As in all great cop movies, there is of course something nefarious and sinister going on, and Sergeant Angel must fight to get his laissez fair colleagues to listen to him. ("Have you ever wondered why the crime rate is so low but the accident rate is so high?") And as in all of the best buddy cop movies, Angel and Butterman forge a friendship which improves both of them. Angel teaches Butterman the basics of policework, and Butterman teaches Angel the profound meaning to be found in Point Break and Bad Boys II. One of the great conceits of the film is that many of the scenes between Butterman and Angel are shot in soft focus close up, with poignant music playing in the background. There are no superfluous female love interests in Hot Fuzz, just the only meaningful relationship that matters in a buddy cop movie, that of the buddies.

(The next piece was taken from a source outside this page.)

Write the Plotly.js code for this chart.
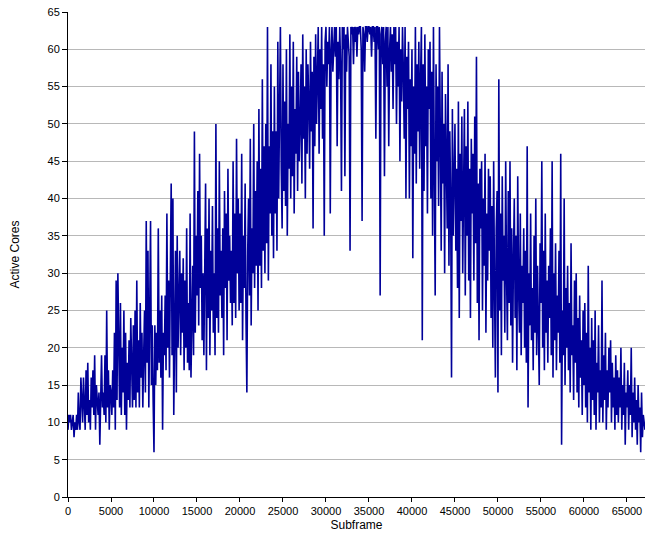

After watching Hot Fuzz my brother and I had a long chat dissecting the difference between Hot Fuzz and other cop satire films like Police Academy, Naked Gun or Reno 911!:Miami. It's hard not sound airy faerie philosophical but I think the difference comes down to the soul of intent in the creators. Naked Gun is Satire with a capital 'S'. They're satirizing cop shows, cops, actors, Hollywood, cars, the audience, wind, rain and the seasons. It's the world according to Nelson Muntz. Let us point at things and go "HA HA" and see who laughs. Reno 911! is a spoof on the concept of the live action cop show, only it's the cops instead of the criminals who are the real freaks of nature.
Hot Fuzz is an homage to action films created by people who have watched them all, loved them all and would love to have starred in them all, but were burdened by the lack of not being born Keanu Reeves. Yes, Hot Fuzz contains every trademarked cop movie element, each one polished up and delivered with a soft focus shine. It's funny, but it's also an entertaining cop movie. There's some outrageously hysterical gore, like when a church steeple falls on a victim's head, but some worrying moments when some characters we have come to love may or may not be dead. In the process of satirizing the buddy cop genre, the makers of Hot Fuzz have created a damn fine buddy cop movie.